▶ PROBLEM TO SOLVE
Leave out every picture. Copy exactly the lines from the one holding "Write the Bokeh code for this chart." through the one holding "from bokeh.resources import INLINE".

▶ SOURCE MATERIAL
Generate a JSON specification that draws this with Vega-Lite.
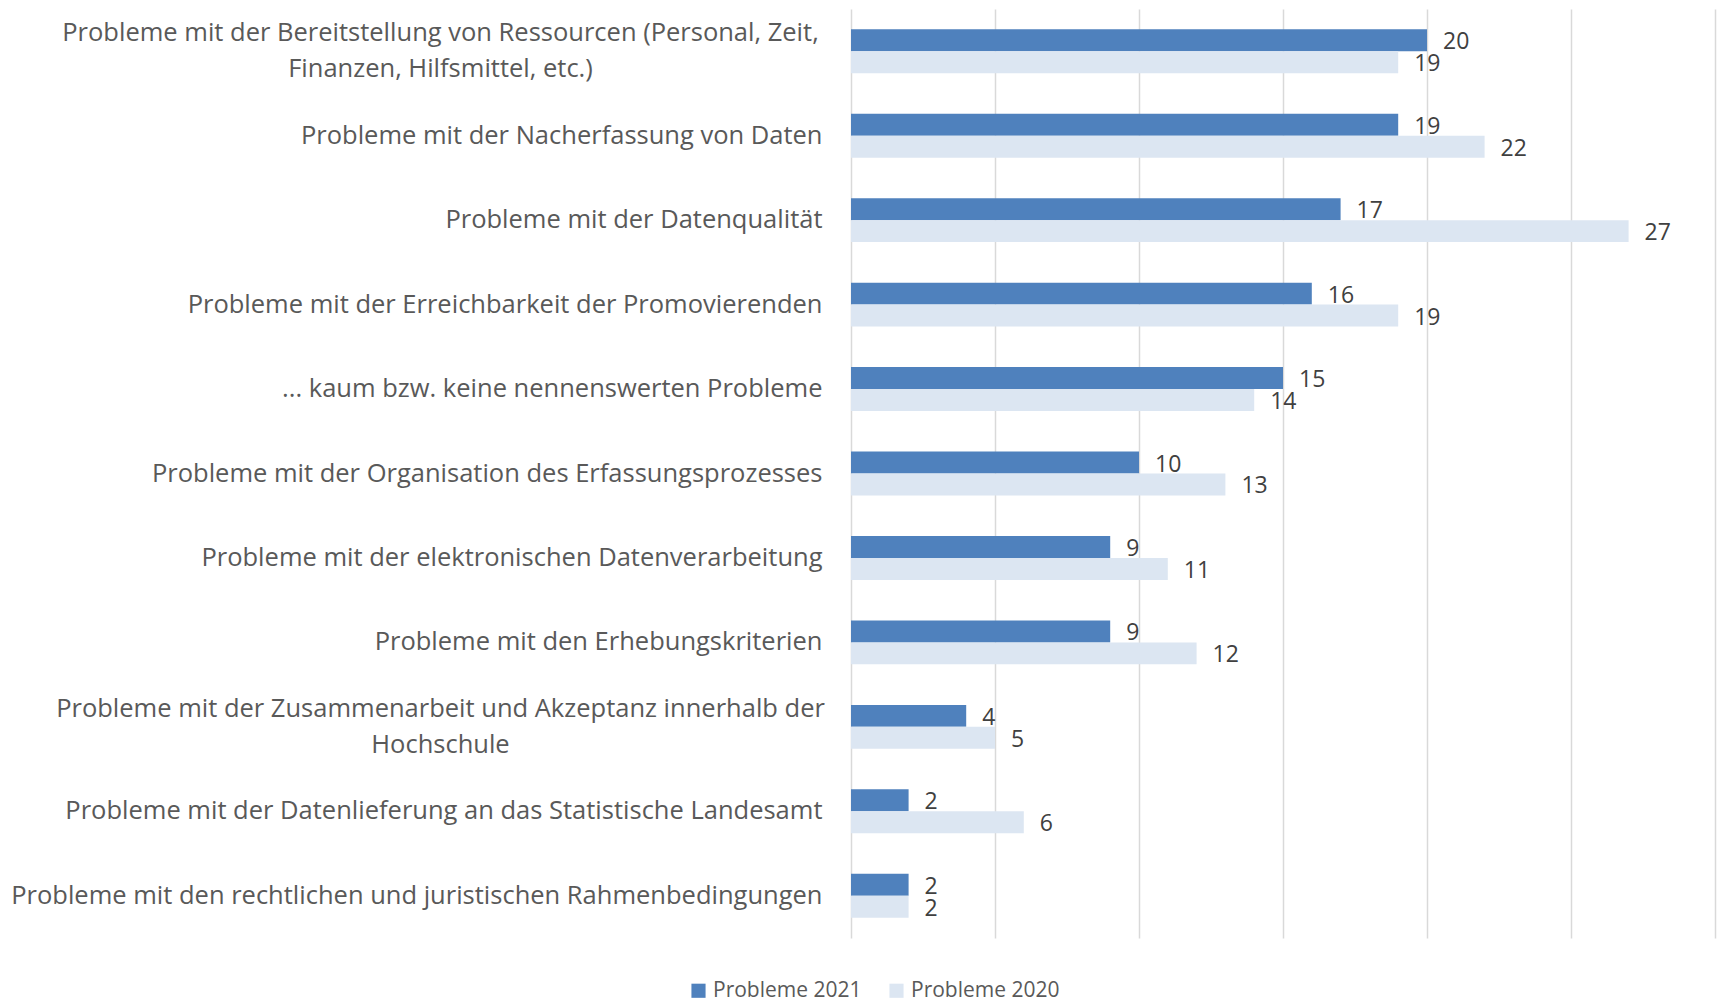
{
  "$schema": "https://vega.github.io/schema/vega-lite/v6.json",
  "width": 864,
  "height": 929,
  "autosize": {"type": "none"},
  "padding": {"left": 851, "top": 9, "right": 2, "bottom": 64},
  "background": "white",
  "config": {
    "view": {"stroke": null},
    "font": "Open Sans",
    "text": {"font": "Open Sans"}
  },
  "data": {
    "values": [
      {"kategorie": "Probleme mit der Bereitstellung von Ressourcen (Personal, Zeit,|Finanzen, Hilfsmittel, etc.)", "serie": "Probleme 2021", "wert": 20},
      {"kategorie": "Probleme mit der Bereitstellung von Ressourcen (Personal, Zeit,|Finanzen, Hilfsmittel, etc.)", "serie": "Probleme 2020", "wert": 19},
      {"kategorie": "Probleme mit der Nacherfassung von Daten", "serie": "Probleme 2021", "wert": 19},
      {"kategorie": "Probleme mit der Nacherfassung von Daten", "serie": "Probleme 2020", "wert": 22},
      {"kategorie": "Probleme mit der Datenqualität", "serie": "Probleme 2021", "wert": 17},
      {"kategorie": "Probleme mit der Datenqualität", "serie": "Probleme 2020", "wert": 27},
      {"kategorie": "Probleme mit der Erreichbarkeit der Promovierenden", "serie": "Probleme 2021", "wert": 16},
      {"kategorie": "Probleme mit der Erreichbarkeit der Promovierenden", "serie": "Probleme 2020", "wert": 19},
      {"kategorie": "... kaum bzw. keine nennenswerten Probleme", "serie": "Probleme 2021", "wert": 15},
      {"kategorie": "... kaum bzw. keine nennenswerten Probleme", "serie": "Probleme 2020", "wert": 14},
      {"kategorie": "Probleme mit der Organisation des Erfassungsprozesses", "serie": "Probleme 2021", "wert": 10},
      {"kategorie": "Probleme mit der Organisation des Erfassungsprozesses", "serie": "Probleme 2020", "wert": 13},
      {"kategorie": "Probleme mit der elektronischen Datenverarbeitung", "serie": "Probleme 2021", "wert": 9},
      {"kategorie": "Probleme mit der elektronischen Datenverarbeitung", "serie": "Probleme 2020", "wert": 11},
      {"kategorie": "Probleme mit den Erhebungskriterien", "serie": "Probleme 2021", "wert": 9},
      {"kategorie": "Probleme mit den Erhebungskriterien", "serie": "Probleme 2020", "wert": 12},
      {"kategorie": "Probleme mit der Zusammenarbeit und Akzeptanz innerhalb der|Hochschule", "serie": "Probleme 2021", "wert": 4},
      {"kategorie": "Probleme mit der Zusammenarbeit und Akzeptanz innerhalb der|Hochschule", "serie": "Probleme 2020", "wert": 5},
      {"kategorie": "Probleme mit der Datenlieferung an das Statistische Landesamt", "serie": "Probleme 2021", "wert": 2},
      {"kategorie": "Probleme mit der Datenlieferung an das Statistische Landesamt", "serie": "Probleme 2020", "wert": 6},
      {"kategorie": "Probleme mit den rechtlichen und juristischen Rahmenbedingungen", "serie": "Probleme 2021", "wert": 2},
      {"kategorie": "Probleme mit den rechtlichen und juristischen Rahmenbedingungen", "serie": "Probleme 2020", "wert": 2}
    ]
  },
  "encoding": {
    "y": {
      "field": "kategorie",
      "type": "nominal",
      "sort": null,
      "scale": {"paddingInner": 0.48, "paddingOuter": 0.24},
      "axis": {
        "title": null,
        "domain": false,
        "ticks": false,
        "labelExpr": "split(datum.label, '|')",
        "labelFont": "Open Sans",
        "labelFontSize": 25.5,
        "labelColor": "#595959",
        "labelLimit": 900,
        "labelLineHeight": 36,
        "labelBaseline": "middle",
        "labelAlign": {"condition": {"test": "indexof(datum.value, '|') >= 0", "value": "center"}, "value": "right"},
        "labelPadding": {"condition": {"test": "indexof(datum.value, '|') >= 0", "value": 411}, "value": 29},
        "labelOffset": {"condition": {"test": "indexof(datum.value, '|') >= 0", "value": -18}, "value": 0}
      }
    },
    "yOffset": {"field": "serie", "type": "nominal", "sort": ["Probleme 2021", "Probleme 2020"]},
    "x": {
      "field": "wert",
      "type": "quantitative",
      "scale": {"domain": [0, 30], "nice": false},
      "axis": {
        "title": null,
        "values": [0, 5, 10, 15, 20, 25, 30],
        "labels": false,
        "ticks": false,
        "domain": false,
        "grid": true,
        "gridColor": "#d9d9d9",
        "gridWidth": 1.5
      }
    }
  },
  "layer": [
    {
      "mark": {"type": "bar"},
      "encoding": {
        "color": {
          "field": "serie",
          "type": "nominal",
          "scale": {"domain": ["Probleme 2021", "Probleme 2020"], "range": ["#4F81BD", "#DCE6F2"]},
          "legend": {
            "title": null,
            "orient": "none",
            "direction": "horizontal",
            "legendX": -163,
            "legendY": 971,
            "symbolType": "square",
            "symbolSize": 200,
            "symbolStrokeWidth": 0,
            "labelFont": "Open Sans",
            "labelFontSize": 21,
            "labelColor": "#595959",
            "columnPadding": 24,
            "labelOffset": 4
          }
        }
      }
    },
    {
      "mark": {"type": "text", "align": "left", "baseline": "middle", "dx": 16, "dy": 2, "fontSize": 23, "color": "#404040", "font": "Open Sans"},
      "encoding": {
        "text": {"field": "wert", "type": "quantitative"}
      }
    }
  ]
}
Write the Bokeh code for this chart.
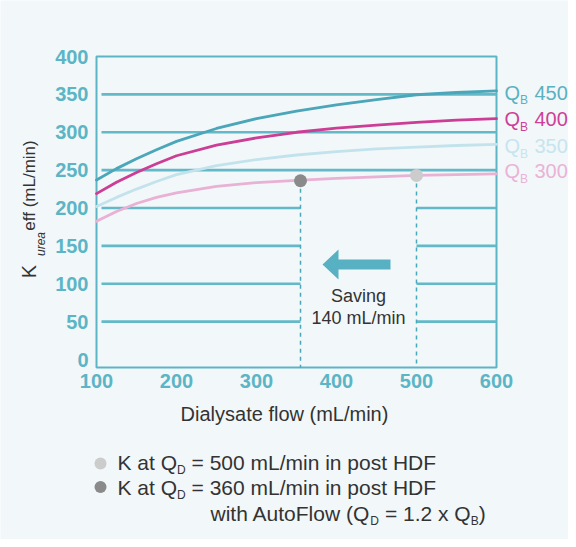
import math
from bokeh.plotting import figure
from bokeh.models import Label, FixedTicker, Range1d
from bokeh.embed import file_html
from bokeh.resources import INLINE

# ---------------- data ----------------
qd = [100, 125, 150, 175, 200, 250, 300, 350, 400, 450, 500, 550, 600]
k_qb450 = [237, 252, 265, 277, 288, 305, 318, 328, 336, 343, 349.5, 352.5, 354.5]
k_qb400 = [219, 234, 247, 258.5, 269, 283, 292.5, 300, 305.5, 309.5, 313, 316, 318]
k_qb350 = [202, 214, 225, 235, 244, 256, 264, 270, 274.5, 278, 280.5, 282.5, 284]
k_qb300 = [182.5, 195.5, 206, 214, 220, 228.5, 233.5, 236.5, 239, 241, 243, 244, 245]
series_names = ["450", "400", "350", "300"]

point_x = [355, 500]           # AutoFlow point, standard point
point_y = [236, 243]
grid_y = [50, 100, 150, 200, 250, 300, 350]
x_ticks = [100, 200, 300, 400, 500, 600]
y_ticks = [0, 50, 100, 150, 200, 250, 300, 350, 400]

# ---------------- style ----------------
BG = "#f2f7fa"
TEAL = "#5cb5c5"
GRID = "#63b9c8"
DASH = "#4aa8bb"
TXT = "#333333"
LINE_COLORS = ["#4aa6b8", "#cc3d96", "#c3e3ec", "#e9b1d4"]
LABEL_COLORS = ["#5ab1c1", "#cf3f98", "#c6e5ee", "#eab3d6"]
FONT = "Liberation Sans"

W, H = 568, 539
X0, X1 = 100, 600          # plot box, data units
Y0, Y1 = -10.5, 400
FL, FT, FW, FH = 96, 56, 400, 311   # plot box in canvas px (left, top, width, height)
SHIFT = 0.35                # compensation of label baseline placement (em)


def px_x(px):
    return X0 + (px - FL) * (X1 - X0) / FW


def px_y(py):
    return Y1 - (py - FT) * (Y1 - Y0) / FH


ARIAL = {' ': 278, 'A': 667, 'B': 667, 'D': 722, 'F': 611, 'H': 722, 'K': 667, 'L': 556,
         'Q': 778, 'a': 556, 'e': 556, 'f': 278, 'h': 556, 'i': 222, 'l': 222, 'm': 833,
         'n': 556, 'o': 556, 'p': 556, 's': 500, 't': 278, 'u': 556, 'w': 722, 'x': 500,
         '(': 333, ')': 333, '/': 278, '=': 584, '.': 278, 'r': 333}


def text_w(s, size):
    return sum(ARIAL.get(c, 556) for c in s) * size / 1000.0


# the frame spans the whole canvas; axes are pinned to the plot box with fixed_location
p = figure(width=W, height=H,
           x_range=Range1d(px_x(0), px_x(W)), y_range=Range1d(px_y(H), px_y(0)),
           output_backend="svg", toolbar_location=None,
           min_border_left=0, min_border_top=0, min_border_right=0, min_border_bottom=0,
           background_fill_color=BG, border_fill_color=BG)
p.grid.visible = False
p.outline_line_color = None

for ax in (p.xaxis[0], p.yaxis[0]):
    ax.axis_line_color = None
    ax.major_tick_line_color = None
    ax.minor_tick_line_color = None
    ax.major_tick_out = 0
    ax.major_tick_in = 0
    ax.major_label_text_font = FONT
    ax.major_label_text_font_size = "20px"
    ax.major_label_text_font_style = "bold"
    ax.major_label_text_color = TEAL

p.xaxis.fixed_location = Y0
p.yaxis.fixed_location = X0
p.xaxis.ticker = FixedTicker(ticks=x_ticks)
p.yaxis.ticker = FixedTicker(ticks=y_ticks)
p.xaxis.major_label_standoff = 6
p.yaxis.major_label_standoff = 8
p.xaxis.axis_label = "Dialysate flow (mL/min)"
p.xaxis.axis_label_text_font = FONT
p.xaxis.axis_label_text_font_size = "20px"
p.xaxis.axis_label_text_font_style = "normal"
p.xaxis.axis_label_text_color = TXT
p.xaxis.axis_label_standoff = 12

# plot box
p.quad(left=[X0], right=[X1], bottom=[Y0], top=[Y1], fill_color=None,
       line_color=TEAL, line_width=2)

# gridlines, with a gap between the two dashed markers for low values
gx0, gx1, gy = [], [], []
for g in grid_y:
    if g <= 200:
        gx0 += [px_x(FL + 5), point_x[1]]
        gx1 += [point_x[0], X1]
        gy += [g, g]
    else:
        gx0.append(px_x(FL + 5))
        gx1.append(X1)
        gy.append(g)
p.segment(x0=gx0, y0=gy, x1=gx1, y1=gy, line_color=GRID, line_width=2.6)

# dashed verticals
p.segment(x0=point_x, y0=point_y, x1=point_x, y1=[Y0, Y0], line_color=DASH,
          line_width=1.5, line_dash="4 4")

# curves
for ys, col in zip([k_qb450, k_qb400, k_qb350, k_qb300], LINE_COLORS):
    p.line(qd, ys, line_color=col, line_width=2.8, line_join="round", line_cap="round")

# points
p.scatter(point_x, point_y, size=13, fill_color=["#8a8a8a", "#cccccc"],
          line_color=None)

# arrow (annotation)
tip_x, tail_x, ay = px_x(322), px_x(390), px_y(264)
head_len = 16 * (X1 - X0) / FW
head_half = 15 * (Y1 - Y0) / FH
shaft_half = 5 * (Y1 - Y0) / FH
p.patch([tip_x, tip_x + head_len, tip_x + head_len, tail_x, tail_x, tip_x + head_len, tip_x + head_len],
        [ay, ay + head_half, ay + shaft_half, ay + shaft_half, ay - shaft_half, ay - shaft_half, ay - head_half],
        fill_color="#57b1c2", line_color=None)


def seg_label(px, py, text, size, color, style="normal", align="left"):
    """horizontal text; (px, py) = start of baseline in canvas px"""
    p.add_layout(Label(x=px_x(px), y=px_y(py - SHIFT * size), text=text,
                       text_align=align, text_baseline="alphabetic", text_font=FONT,
                       text_font_size=f"{size}px", text_font_style=style,
                       text_color=color))


def vert_label(bx, cy, text, size, color, style="normal"):
    """text rotated 90deg; bx = baseline x, cy = centre along the text, canvas px"""
    p.add_layout(Label(x=px_x(bx - SHIFT * size), y=px_y(cy), text=text,
                       text_align="center", text_baseline="alphabetic", text_font=FONT,
                       text_font_size=f"{size}px", text_font_style=style,
                       text_color=color, angle=math.pi / 2))


seg_label(358, 302, "Saving", 18, TXT, align="center")
seg_label(358, 323.5, "140 mL/min", 18, TXT, align="center")

# right-hand series labels
label_base = [99, 125.5, 152.5, 177.5]
for name, col, base in zip(series_names, LABEL_COLORS, label_base):
    seg_label(504, base, "Q", 20, col)
    seg_label(504 + text_w("Q", 20), base + 5, "B", 12, col)
    seg_label(534, base, name, 20, col)

# rotated y-axis title: K_urea eff (mL/min)
vert_label(35, 271, "K", 20, TXT)
vert_label(45, 243.5, "urea", 12, TXT, style="italic")
vert_label(35, 185, "eff (mL/min)", 17, TXT)

# bottom key
marker_colors = ["#cccccc", "#8a8a8a"]
p.scatter([px_x(100), px_x(100)], [px_y(463), px_y(486.5)], size=12,
          fill_color=marker_colors, line_color=None)

key_lines = [
    (117, 469, [("K at Q", 0), ("D", 1), (" = 500 mL/min in post HDF", 0)]),
    (117, 494, [("K at Q", 0), ("D", 1), (" = 360 mL/min in post HDF", 0)]),
    (210, 520, [("with AutoFlow (Q", 0), ("D", 1), (" = 1.2 x Q", 0), ("B", 1), (")", 0)]),
]
for x_start, base, parts in key_lines:
    cur = x_start
    for txt, sub in parts:
        size = 12 if sub else 21
        stripped = txt.lstrip(" ")
        cur += text_w(txt[:len(txt) - len(stripped)], size)
        seg_label(cur, base + (4.5 if sub else 0), stripped, size, TXT)
        cur += text_w(stripped, size)

open("out.html", "w").write(file_html(p, INLINE))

▶ THE ANSWER
Write the Bokeh code for this chart.
import math
from bokeh.plotting import figure
from bokeh.models import Label, FixedTicker, Range1d
from bokeh.embed import file_html
from bokeh.resources import INLINE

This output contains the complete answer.